§ WRITTEN INSTRUCTION: Keep pictures out. Copy exactly the lines from the one containing "Clone this chart in matplotlib." to the one containing "plt.rcParams['mathtext.bf'] = 'Liberation", endpoints included.

§ DATASET EXTRACT:
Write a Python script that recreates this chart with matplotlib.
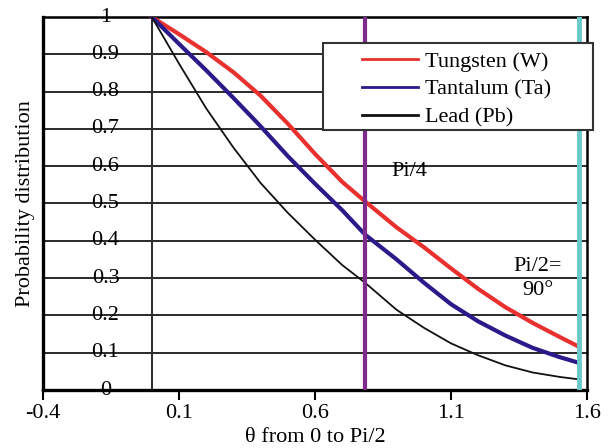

--

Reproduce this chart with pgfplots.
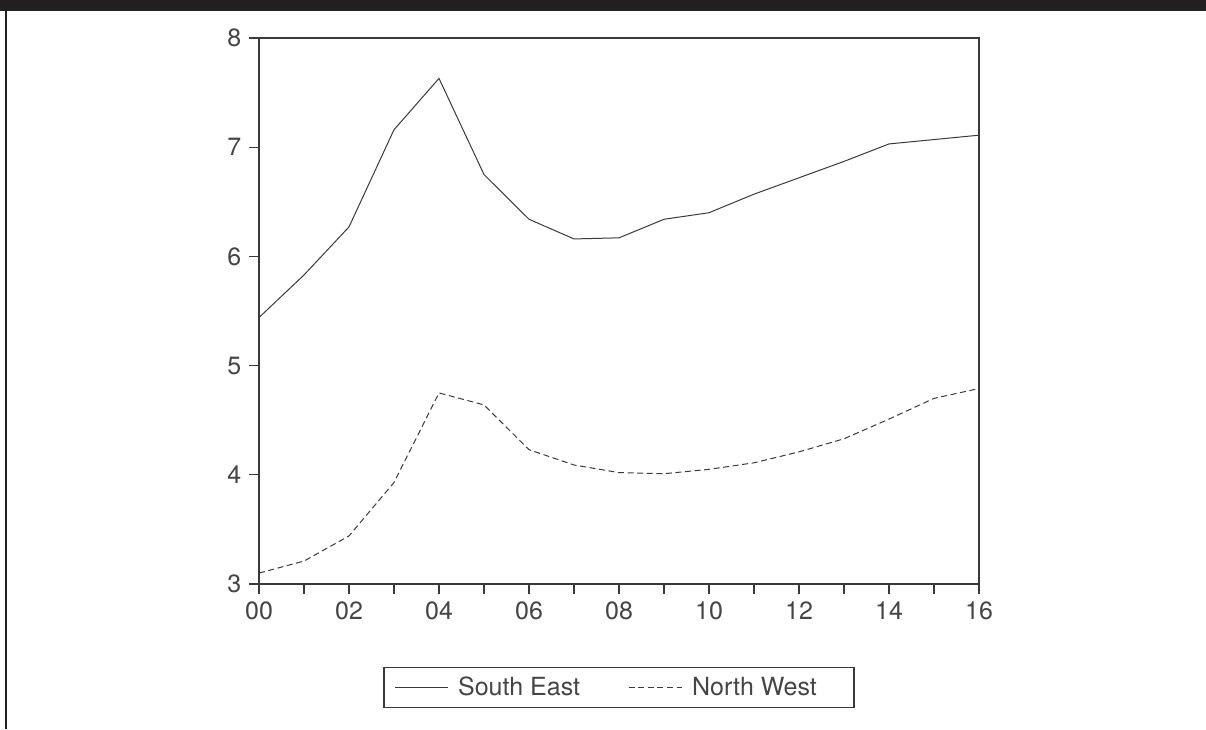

* * *

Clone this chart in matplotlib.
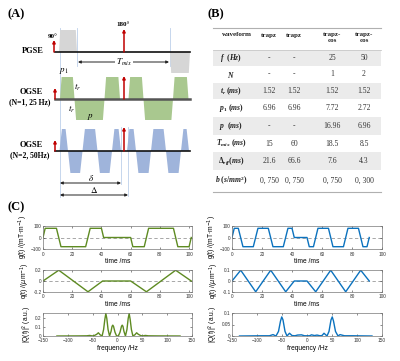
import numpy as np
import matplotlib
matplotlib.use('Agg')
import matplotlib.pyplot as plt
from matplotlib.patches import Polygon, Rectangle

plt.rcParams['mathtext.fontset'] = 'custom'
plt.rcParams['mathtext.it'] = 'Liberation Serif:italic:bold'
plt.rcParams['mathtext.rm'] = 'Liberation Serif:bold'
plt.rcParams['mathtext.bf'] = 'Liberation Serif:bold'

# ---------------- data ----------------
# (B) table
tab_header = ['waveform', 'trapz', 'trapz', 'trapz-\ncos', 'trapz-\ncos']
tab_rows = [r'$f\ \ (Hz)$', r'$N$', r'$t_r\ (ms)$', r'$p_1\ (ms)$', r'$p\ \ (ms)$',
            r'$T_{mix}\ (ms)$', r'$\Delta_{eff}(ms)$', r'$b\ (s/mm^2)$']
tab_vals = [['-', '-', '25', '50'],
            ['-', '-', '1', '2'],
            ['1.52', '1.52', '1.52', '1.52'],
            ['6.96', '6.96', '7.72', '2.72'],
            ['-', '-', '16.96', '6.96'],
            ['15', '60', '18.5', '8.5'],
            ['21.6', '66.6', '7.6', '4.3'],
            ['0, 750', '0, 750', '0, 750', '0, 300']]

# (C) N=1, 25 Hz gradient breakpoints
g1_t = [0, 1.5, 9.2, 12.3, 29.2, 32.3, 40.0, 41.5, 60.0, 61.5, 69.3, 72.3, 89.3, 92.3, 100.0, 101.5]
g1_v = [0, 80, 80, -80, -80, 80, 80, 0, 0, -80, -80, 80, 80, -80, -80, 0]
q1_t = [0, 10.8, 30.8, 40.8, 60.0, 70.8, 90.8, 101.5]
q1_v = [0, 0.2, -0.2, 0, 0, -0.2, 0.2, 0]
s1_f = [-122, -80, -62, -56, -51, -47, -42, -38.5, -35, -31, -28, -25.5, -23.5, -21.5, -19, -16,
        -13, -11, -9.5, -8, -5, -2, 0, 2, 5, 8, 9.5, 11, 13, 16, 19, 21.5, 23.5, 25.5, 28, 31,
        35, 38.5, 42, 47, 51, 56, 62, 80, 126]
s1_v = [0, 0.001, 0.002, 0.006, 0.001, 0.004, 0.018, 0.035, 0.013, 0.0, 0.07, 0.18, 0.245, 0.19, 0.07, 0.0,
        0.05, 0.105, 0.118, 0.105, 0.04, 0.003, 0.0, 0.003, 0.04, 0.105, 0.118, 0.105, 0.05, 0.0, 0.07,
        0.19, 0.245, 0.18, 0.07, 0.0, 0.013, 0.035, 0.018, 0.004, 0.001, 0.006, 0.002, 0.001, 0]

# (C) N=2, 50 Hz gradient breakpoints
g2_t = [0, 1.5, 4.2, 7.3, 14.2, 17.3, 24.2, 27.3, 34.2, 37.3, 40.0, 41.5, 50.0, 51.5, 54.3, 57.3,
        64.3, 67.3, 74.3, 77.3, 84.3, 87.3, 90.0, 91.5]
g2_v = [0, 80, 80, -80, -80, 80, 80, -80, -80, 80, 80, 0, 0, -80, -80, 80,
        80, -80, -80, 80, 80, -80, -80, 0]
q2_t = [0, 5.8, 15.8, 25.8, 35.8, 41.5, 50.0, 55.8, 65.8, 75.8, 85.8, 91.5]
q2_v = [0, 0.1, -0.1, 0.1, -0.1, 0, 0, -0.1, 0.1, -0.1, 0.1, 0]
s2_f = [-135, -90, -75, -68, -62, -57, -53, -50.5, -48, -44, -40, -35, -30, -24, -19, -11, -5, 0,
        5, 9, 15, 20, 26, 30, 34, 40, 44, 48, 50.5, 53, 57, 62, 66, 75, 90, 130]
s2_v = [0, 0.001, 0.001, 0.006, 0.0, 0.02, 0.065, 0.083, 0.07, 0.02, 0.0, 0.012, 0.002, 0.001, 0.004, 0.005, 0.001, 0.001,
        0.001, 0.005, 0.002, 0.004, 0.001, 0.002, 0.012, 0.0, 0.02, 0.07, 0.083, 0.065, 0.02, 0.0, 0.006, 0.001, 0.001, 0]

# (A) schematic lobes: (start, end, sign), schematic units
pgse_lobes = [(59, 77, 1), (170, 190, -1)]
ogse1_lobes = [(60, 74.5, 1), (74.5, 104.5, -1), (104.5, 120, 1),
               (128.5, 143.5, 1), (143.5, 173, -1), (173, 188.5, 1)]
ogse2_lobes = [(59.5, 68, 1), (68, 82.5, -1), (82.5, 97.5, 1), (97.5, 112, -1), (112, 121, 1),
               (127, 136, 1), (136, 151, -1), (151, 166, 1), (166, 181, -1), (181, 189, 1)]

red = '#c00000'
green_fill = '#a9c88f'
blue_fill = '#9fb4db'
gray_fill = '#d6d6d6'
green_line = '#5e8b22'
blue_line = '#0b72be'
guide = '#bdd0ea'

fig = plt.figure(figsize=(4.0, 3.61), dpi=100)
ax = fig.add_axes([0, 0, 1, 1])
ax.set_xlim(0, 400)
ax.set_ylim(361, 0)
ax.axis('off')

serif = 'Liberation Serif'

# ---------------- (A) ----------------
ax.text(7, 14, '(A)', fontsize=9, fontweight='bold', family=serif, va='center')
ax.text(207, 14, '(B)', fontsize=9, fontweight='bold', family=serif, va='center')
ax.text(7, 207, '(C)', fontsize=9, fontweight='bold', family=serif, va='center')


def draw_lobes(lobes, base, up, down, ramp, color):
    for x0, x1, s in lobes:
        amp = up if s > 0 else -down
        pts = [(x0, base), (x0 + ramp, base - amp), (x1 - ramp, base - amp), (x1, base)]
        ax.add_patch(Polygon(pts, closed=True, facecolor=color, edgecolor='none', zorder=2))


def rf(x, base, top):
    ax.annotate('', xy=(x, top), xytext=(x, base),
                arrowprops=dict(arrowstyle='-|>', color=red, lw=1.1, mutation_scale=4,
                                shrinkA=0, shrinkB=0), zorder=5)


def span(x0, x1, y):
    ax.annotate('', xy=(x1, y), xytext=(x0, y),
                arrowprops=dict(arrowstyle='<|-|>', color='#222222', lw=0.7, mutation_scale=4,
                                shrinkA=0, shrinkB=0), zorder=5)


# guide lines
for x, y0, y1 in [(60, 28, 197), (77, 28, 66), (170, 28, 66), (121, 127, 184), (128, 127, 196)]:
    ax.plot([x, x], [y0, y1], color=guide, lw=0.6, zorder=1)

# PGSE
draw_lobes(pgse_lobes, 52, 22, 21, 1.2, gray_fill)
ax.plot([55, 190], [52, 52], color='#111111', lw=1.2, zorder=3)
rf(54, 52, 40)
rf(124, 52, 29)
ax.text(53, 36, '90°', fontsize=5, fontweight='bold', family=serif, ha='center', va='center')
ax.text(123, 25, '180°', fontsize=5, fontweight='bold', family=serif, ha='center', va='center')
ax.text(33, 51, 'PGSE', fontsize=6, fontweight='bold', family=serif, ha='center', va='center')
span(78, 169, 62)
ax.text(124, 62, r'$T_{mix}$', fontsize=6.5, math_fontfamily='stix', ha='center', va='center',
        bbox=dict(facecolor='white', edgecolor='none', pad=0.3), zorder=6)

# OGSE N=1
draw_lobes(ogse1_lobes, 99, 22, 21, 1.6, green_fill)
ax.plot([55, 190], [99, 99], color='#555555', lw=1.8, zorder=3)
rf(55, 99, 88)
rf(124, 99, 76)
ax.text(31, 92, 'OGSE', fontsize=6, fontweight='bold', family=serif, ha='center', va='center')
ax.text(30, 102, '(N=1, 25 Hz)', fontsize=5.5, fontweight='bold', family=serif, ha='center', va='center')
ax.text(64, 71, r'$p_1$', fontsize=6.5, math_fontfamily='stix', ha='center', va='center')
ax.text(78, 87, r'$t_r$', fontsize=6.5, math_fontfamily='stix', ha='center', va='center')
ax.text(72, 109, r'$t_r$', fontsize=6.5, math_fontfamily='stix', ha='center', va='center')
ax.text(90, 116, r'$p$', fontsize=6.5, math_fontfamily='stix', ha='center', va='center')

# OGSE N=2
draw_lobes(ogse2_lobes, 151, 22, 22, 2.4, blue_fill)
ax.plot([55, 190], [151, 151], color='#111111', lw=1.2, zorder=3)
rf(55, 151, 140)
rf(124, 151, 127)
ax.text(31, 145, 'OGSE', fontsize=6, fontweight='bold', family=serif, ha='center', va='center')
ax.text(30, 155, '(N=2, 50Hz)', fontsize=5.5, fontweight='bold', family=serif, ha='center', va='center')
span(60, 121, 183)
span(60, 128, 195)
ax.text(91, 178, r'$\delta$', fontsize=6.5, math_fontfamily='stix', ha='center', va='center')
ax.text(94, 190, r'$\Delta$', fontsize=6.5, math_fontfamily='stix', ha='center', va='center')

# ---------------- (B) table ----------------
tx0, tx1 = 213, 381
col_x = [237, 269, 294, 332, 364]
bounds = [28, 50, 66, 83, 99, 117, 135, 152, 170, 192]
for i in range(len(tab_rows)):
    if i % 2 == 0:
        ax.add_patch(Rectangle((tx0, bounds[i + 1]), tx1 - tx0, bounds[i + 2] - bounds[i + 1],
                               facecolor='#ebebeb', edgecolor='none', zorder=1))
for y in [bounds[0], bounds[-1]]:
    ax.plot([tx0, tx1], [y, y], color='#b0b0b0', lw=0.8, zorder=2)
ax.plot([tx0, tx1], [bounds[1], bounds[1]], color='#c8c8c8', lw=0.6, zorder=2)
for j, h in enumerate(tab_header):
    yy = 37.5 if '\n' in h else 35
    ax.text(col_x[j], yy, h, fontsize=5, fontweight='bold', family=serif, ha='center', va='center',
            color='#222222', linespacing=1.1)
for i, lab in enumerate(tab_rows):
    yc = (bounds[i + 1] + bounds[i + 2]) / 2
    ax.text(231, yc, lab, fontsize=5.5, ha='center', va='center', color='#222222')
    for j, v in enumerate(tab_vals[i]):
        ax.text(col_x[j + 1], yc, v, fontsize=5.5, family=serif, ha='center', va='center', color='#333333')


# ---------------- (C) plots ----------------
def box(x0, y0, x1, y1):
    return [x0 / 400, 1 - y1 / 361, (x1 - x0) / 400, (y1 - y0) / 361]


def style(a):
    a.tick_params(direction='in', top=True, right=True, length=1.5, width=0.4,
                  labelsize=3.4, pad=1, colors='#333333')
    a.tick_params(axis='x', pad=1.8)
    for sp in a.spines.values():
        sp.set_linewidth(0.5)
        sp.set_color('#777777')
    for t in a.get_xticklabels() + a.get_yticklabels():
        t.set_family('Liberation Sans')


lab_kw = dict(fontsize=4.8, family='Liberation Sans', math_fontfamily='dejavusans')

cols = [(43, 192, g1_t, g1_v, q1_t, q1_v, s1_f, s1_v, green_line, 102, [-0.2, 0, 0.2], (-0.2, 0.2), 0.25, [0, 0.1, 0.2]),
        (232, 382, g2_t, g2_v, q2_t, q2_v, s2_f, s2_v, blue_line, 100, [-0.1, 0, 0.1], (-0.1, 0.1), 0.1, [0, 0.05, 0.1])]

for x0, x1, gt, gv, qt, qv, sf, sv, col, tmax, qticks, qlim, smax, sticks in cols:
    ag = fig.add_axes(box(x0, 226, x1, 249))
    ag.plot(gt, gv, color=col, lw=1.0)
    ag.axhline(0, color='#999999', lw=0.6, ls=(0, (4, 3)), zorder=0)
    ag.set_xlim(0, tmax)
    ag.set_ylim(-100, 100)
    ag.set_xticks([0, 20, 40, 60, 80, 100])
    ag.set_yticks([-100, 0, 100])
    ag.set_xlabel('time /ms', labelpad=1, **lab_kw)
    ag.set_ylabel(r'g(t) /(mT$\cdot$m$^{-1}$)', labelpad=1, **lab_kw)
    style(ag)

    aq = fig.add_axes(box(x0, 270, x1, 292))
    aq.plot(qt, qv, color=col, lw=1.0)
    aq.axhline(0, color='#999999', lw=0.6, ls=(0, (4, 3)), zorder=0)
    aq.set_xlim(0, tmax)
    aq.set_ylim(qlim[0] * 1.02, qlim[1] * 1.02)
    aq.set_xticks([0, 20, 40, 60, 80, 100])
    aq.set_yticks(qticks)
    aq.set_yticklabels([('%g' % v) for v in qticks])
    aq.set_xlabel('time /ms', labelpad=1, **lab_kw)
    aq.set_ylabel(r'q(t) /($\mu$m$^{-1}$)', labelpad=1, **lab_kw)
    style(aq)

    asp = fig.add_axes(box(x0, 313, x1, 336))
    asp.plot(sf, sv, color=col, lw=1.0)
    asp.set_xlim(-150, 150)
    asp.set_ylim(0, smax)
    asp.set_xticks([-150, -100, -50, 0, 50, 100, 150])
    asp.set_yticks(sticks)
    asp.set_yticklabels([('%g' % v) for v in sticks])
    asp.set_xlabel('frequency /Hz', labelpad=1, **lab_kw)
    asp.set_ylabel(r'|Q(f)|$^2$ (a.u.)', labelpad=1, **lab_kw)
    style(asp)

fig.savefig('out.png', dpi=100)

§ RESULT OF THIS EXERCISE:
Clone this chart in matplotlib.
import numpy as np
import matplotlib
matplotlib.use('Agg')
import matplotlib.pyplot as plt
from matplotlib.patches import Polygon, Rectangle

plt.rcParams['mathtext.fontset'] = 'custom'
plt.rcParams['mathtext.it'] = 'Liberation Serif:italic:bold'
plt.rcParams['mathtext.rm'] = 'Liberation Serif:bold'
plt.rcParams['mathtext.bf'] = 'Liberation Serif:bold'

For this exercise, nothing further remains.